Linux users often find themselves learning bits here and there, but rarely hit a wall of incomprehensible geekiness. This can be harder at first (where Windows wouldn’t make you learn), but it pays off in the long-run (where Windows wouldn’t teach you the skills).

For example, Windows encourages you to discount its text-based interface (cmd.exe) as incomprehensible geeky stuff, whereas Linux encourages you to learn its text-based interface (the terminal) one step at a time. You start by copying and pasting terminal commands, then as the months go by, you start to understand what different commands do. People that keep learning can eventually build whole programs out of terminal commands.

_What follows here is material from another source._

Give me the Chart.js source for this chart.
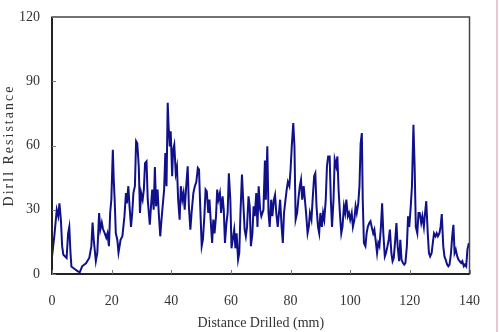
<!DOCTYPE html>
<html>
<head>
<meta charset="utf-8">
<script src="https://cdn.jsdelivr.net/npm/chart.js@4/dist/chart.umd.min.js"></script>
<style>
  html, body { margin: 0; padding: 0; background: #fff; }
  #wrap { position: relative; width: 499px; height: 332px; }
  #edge { position: absolute; left: 496px; top: 0; width: 2px; height: 332px; background: #f2c4cc; }
</style>
</head>
<body>
<div id="wrap">
  <canvas id="c" width="499" height="332"></canvas>
  <div id="edge"></div>
</div>
<script>
// distance drilled (mm)
var distance = [
  0.0, 0.8, 1.6, 2.1, 2.5, 3.0, 3.4, 3.8, 4.9, 5.4, 5.8, 6.2, 6.5, 7.6, 8.7, 9.3,
  10.1, 11.4, 12.5, 13.2, 13.6, 14.0, 14.7, 15.2, 15.8, 16.2, 16.7, 17.1, 17.7, 18.2, 18.6, 19.1,
  19.5, 19.9, 20.4, 20.7, 21.0, 21.4, 21.9, 22.3, 23.0, 23.6, 24.3, 24.8, 25.1, 25.6, 26.0, 26.5,
  26.9, 27.3, 27.8, 28.2, 28.6, 29.1, 29.5, 29.9, 30.4, 30.8, 31.2, 31.7, 32.1, 32.8, 33.2, 33.6,
  34.1, 34.5, 34.9, 35.4, 35.8, 36.3, 36.7, 37.1, 37.6, 38.0, 38.4, 38.8, 39.1, 39.5, 39.8, 40.3,
  40.6, 41.0, 41.5, 41.9, 42.3, 42.8, 43.2, 43.7, 44.1, 44.5, 45.0, 45.5, 45.9, 46.4, 46.8, 47.4,
  47.9, 48.4, 48.9, 49.3, 49.7, 50.2, 50.6, 51.1, 51.5, 51.9, 52.4, 52.8, 53.2, 53.7, 54.1, 54.5,
  55.0, 55.4, 55.8, 56.3, 56.7, 57.2, 57.6, 58.0, 58.5, 58.9, 59.3, 59.8, 60.2, 60.6, 61.1, 61.5,
  61.9, 62.4, 62.8, 63.2, 63.7, 64.1, 64.6, 65.0, 65.4, 65.9, 66.3, 66.7, 67.2, 67.6, 68.0, 68.5,
  68.9, 69.3, 69.8, 70.2, 70.9, 71.4, 71.7, 72.2, 72.6, 73.0, 73.5, 73.9, 74.4, 74.8, 75.2, 75.7,
  76.1, 76.5, 77.0, 77.4, 77.8, 78.3, 78.7, 79.1, 79.6, 80.0, 80.4, 80.9, 81.3, 81.7, 82.2, 82.6,
  83.1, 83.5, 83.9, 84.4, 84.8, 85.2, 85.7, 86.1, 86.5, 87.0, 87.4, 87.9, 88.3, 88.7, 89.2, 89.6,
  90.0, 90.5, 90.9, 91.3, 91.8, 92.2, 92.6, 93.1, 93.5, 93.9, 94.4, 94.8, 95.3, 95.7, 96.1, 96.6,
  97.0, 97.4, 97.9, 98.3, 98.7, 99.2, 99.6, 100.0, 100.5, 100.9, 101.4, 101.8, 102.2, 102.7, 103.1, 103.5,
  103.9, 104.2, 104.6, 105.1, 105.5, 105.9, 106.4, 106.8, 107.2, 107.7, 108.1, 108.5, 109.0, 109.4, 109.8, 110.3,
  110.7, 111.1, 111.6, 112.0, 112.5, 112.9, 113.3, 113.8, 114.2, 114.6, 115.1, 115.5, 115.9, 116.4, 116.8, 117.2,
  117.7, 118.1, 118.5, 119.0, 119.4, 119.8, 120.3, 120.7, 121.2, 121.6, 122.0, 122.5, 122.9, 123.3, 123.8, 124.2,
  124.7, 125.1, 125.5, 126.0, 126.4, 126.8, 127.3, 127.7, 128.1, 128.6, 129.0, 129.4, 129.9, 130.3, 130.7, 131.2,
  131.6, 132.0, 132.5, 132.9, 133.3, 133.8, 134.2, 134.6, 135.0, 135.4, 135.9, 136.3, 136.7, 137.2, 137.6, 138.1,
  138.5, 138.9, 139.3, 139.8
];
// drill resistance
var resistance = [
  8, 18, 30, 27, 33, 25, 13, 9, 7.5, 19, 22, 10, 3.5, 2.3, 1.2, 0.8,
  3.6, 5, 7.5, 13, 24, 16, 6, 10, 28.5, 20.7, 24, 21, 19, 17, 19, 13,
  28.5, 34.7, 58, 44, 35, 19, 16, 10, 16, 17.6, 27, 37.8, 33, 41, 31.6, 22,
  28.5, 37.8, 41, 62, 61, 50, 28.5, 37.8, 34.7, 39.4, 51.8, 52.6, 34.7, 23, 31.6, 39.4,
  30, 50, 31.6, 39.4, 28.5, 17.6, 25, 31.6, 39.4, 56.5, 41, 80, 69, 59.6, 66.6, 45.6,
  58, 60.4, 47, 50, 34.7, 25.4, 41, 34.7, 37.8, 30, 41, 50.3, 31.6, 20.7, 28.5, 37.8,
  41, 43, 49.5, 48.7, 31.6, 13, 16, 27, 39.4, 38.6, 28.5, 34.7, 25.4, 14.5, 25.4, 19,
  27, 39.4, 34.7, 37.8, 28.5, 36.3, 30, 14.5, 23.8, 28.5, 47, 34.7, 12, 16, 20.7, 12,
  19, 6.7, 9.8, 28.5, 46.4, 34.7, 20.7, 17.6, 22, 36.3, 31.6, 13, 19, 31.6, 27, 37.8,
  22, 41, 30, 27, 30, 53, 34.7, 59.6, 28.5, 22, 34.7, 27, 34.7, 37, 28.5, 22,
  28.5, 34.7, 22, 14.5, 28.5, 34.7, 39.4, 43, 41, 48.7, 59.6, 70.5, 59.6, 25.4, 28.5, 34.7,
  41, 44, 34.7, 41, 34.7, 28.5, 19, 22, 28.5, 25.4, 34.7, 45.6, 47, 31.6, 22, 19,
  28.5, 22, 28.5, 25.4, 34.7, 50.3, 54.9, 54.9, 34.7, 22, 34.7, 53.4, 50.3, 54.9, 39.4, 27,
  19, 22, 31.6, 28.5, 34.7, 27, 28.5, 25.4, 28.5, 22, 25.4, 31.6, 28.5, 33, 41, 61,
  65.8, 34.7, 14.5, 13, 19, 22, 23.8, 24.6, 22, 19, 20.7, 16, 9.8, 14.5, 13, 22,
  33, 19, 8.2, 9.8, 13, 16, 20.7, 9.8, 6, 7.5, 16, 23.8, 13, 6, 16, 6.7,
  5.1, 4.4, 5.1, 13, 27, 22, 31.6, 41, 69.7, 50.3, 22, 19, 28.5, 28.5, 23.8, 27,
  22, 28.5, 34, 19, 9.8, 8.2, 9.8, 14.5, 19, 17.6, 19, 17.6, 19, 22, 28, 13,
  8.2, 6.7, 4.4, 3.6, 4.4, 9.8, 17.6, 23, 9.8, 11.4, 8.2, 6.7, 6, 5.1, 6, 3.6,
  4.4, 3.6, 11.4, 14.5
];
var xTicks = [0, 20, 40, 60, 80, 100, 120, 140];
var yTicks = [0, 30, 60, 90, 120];

var points = [];
for (var i = 0; i < distance.length; i++) {
  points.push({ x: distance[i], y: resistance[i] });
}

var serif = 'Liberation Serif';

// plot frame, inward tick marks and the spaced-out y title
var framePlugin = {
  id: 'frame',
  afterDraw: function(chart) {
    var ctx = chart.ctx;
    var a = chart.chartArea;
    var xs = chart.scales.x, ys = chart.scales.y;
    ctx.save();
    ctx.strokeStyle = '#444';
    ctx.lineWidth = 1.5;
    ctx.strokeRect(a.left, a.top, a.right - a.left, a.bottom - a.top);
    ctx.strokeStyle = '#222';
    ctx.lineWidth = 2;
    ctx.beginPath();
    ctx.moveTo(a.left, a.top);
    ctx.lineTo(a.left, a.bottom);
    ctx.lineTo(a.right, a.bottom);
    ctx.stroke();
    ctx.strokeStyle = '#777';
    ctx.lineWidth = 1;
    ctx.beginPath();
    xTicks.forEach(function(v) {
      var px = Math.round(xs.getPixelForValue(v)) + 0.5;
      ctx.moveTo(px, a.bottom);
      ctx.lineTo(px, a.bottom - 4);
    });
    yTicks.forEach(function(v) {
      var py = Math.round(ys.getPixelForValue(v)) + 0.5;
      ctx.moveTo(a.left, py);
      ctx.lineTo(a.left + 4, py);
    });
    ctx.stroke();

    ctx.translate(9, (a.top + a.bottom) / 2);
    ctx.rotate(-Math.PI / 2);
    ctx.font = '14px "' + serif + '"';
    ctx.letterSpacing = '2px';
    ctx.fillStyle = '#333';
    ctx.textAlign = 'center';
    ctx.textBaseline = 'middle';
    ctx.fillText('Dirll Resistance', 0, 0);
    ctx.restore();
  }
};

new Chart(document.getElementById('c'), {
  type: 'line',
  data: {
    datasets: [{
      data: points,
      borderColor: '#10108a',
      borderWidth: 2,
      pointRadius: 0,
      tension: 0,
      fill: false
    }]
  },
  options: {
    responsive: false,
    animation: false,
    layout: { padding: { left: 0, top: 17, right: 19, bottom: 0 } },
    plugins: { legend: { display: false }, tooltip: { enabled: false } },
    scales: {
      x: {
        type: 'linear',
        min: 0,
        max: 140,
        afterFit: function(s) { s.height = 58; },
        afterBuildTicks: function(s) { s.ticks = xTicks.map(function(v) { return { value: v }; }); },
        grid: { display: false, drawTicks: false },
        border: { display: false },
        ticks: { padding: 19, maxRotation: 0, color: '#333', font: { family: serif, size: 14 } },
        title: { display: true, text: 'Distance Drilled (mm)', color: '#333', padding: { top: 0, bottom: 0 }, font: { family: serif, size: 14 } }
      },
      y: {
        min: 0,
        max: 120,
        afterFit: function(s) { s.width = 52; s.paddingTop = 0; s.paddingBottom = 0; },
        afterBuildTicks: function(s) { s.ticks = yTicks.map(function(v) { return { value: v }; }); },
        grid: { display: false, drawTicks: false },
        border: { display: false },
        ticks: { padding: 12, color: '#333', font: { family: serif, size: 14 } }
      }
    }
  },
  plugins: [framePlugin]
});
</script>
</body>
</html>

Some of the most important implications of the long, smooth learning curve are:

Less distinction between safe and dangerous areas

Windows makes it fairly easy to tell when you’re getting into an area that’s off-limits: you find yourself editing registry settings or looking at a folder full of DLLs.

Linux tries not to make anywhere off-limits. Instead, there are safe areas (like /home), danger areas (like /sys), caution areas (like /etc), curiousity areas (like /var/log), extreme danger areas (like /dev), and everything in-between. A good rule of thumb is that areas are about as dangerous as the jobs they do. For example, the /boot folder contains boot-up information — pretty dangerous. On the other hand, the /media folder contains things like CD-ROMs — pretty safe.

More social mobility

Windows’ learning curve has created a strict caste system — users are expected to give up when they hit a wall, developers are supposed to attend the seminar or read the book. Linux’s learning curve has created a more egalitarian system — everyone is supposed to follow the learning curve as far as they can, and no further.

The Ubuntu forums are a great example of this. Suggestions on the forums come from people that are neither “users” nor “developers” in the traditional sense, but more like self-appointed mechanics. They’re generally people that have taught themselves how to fix their computer when it goes wrong, but don’t know all the software maintenance tricks that a real programmer would know.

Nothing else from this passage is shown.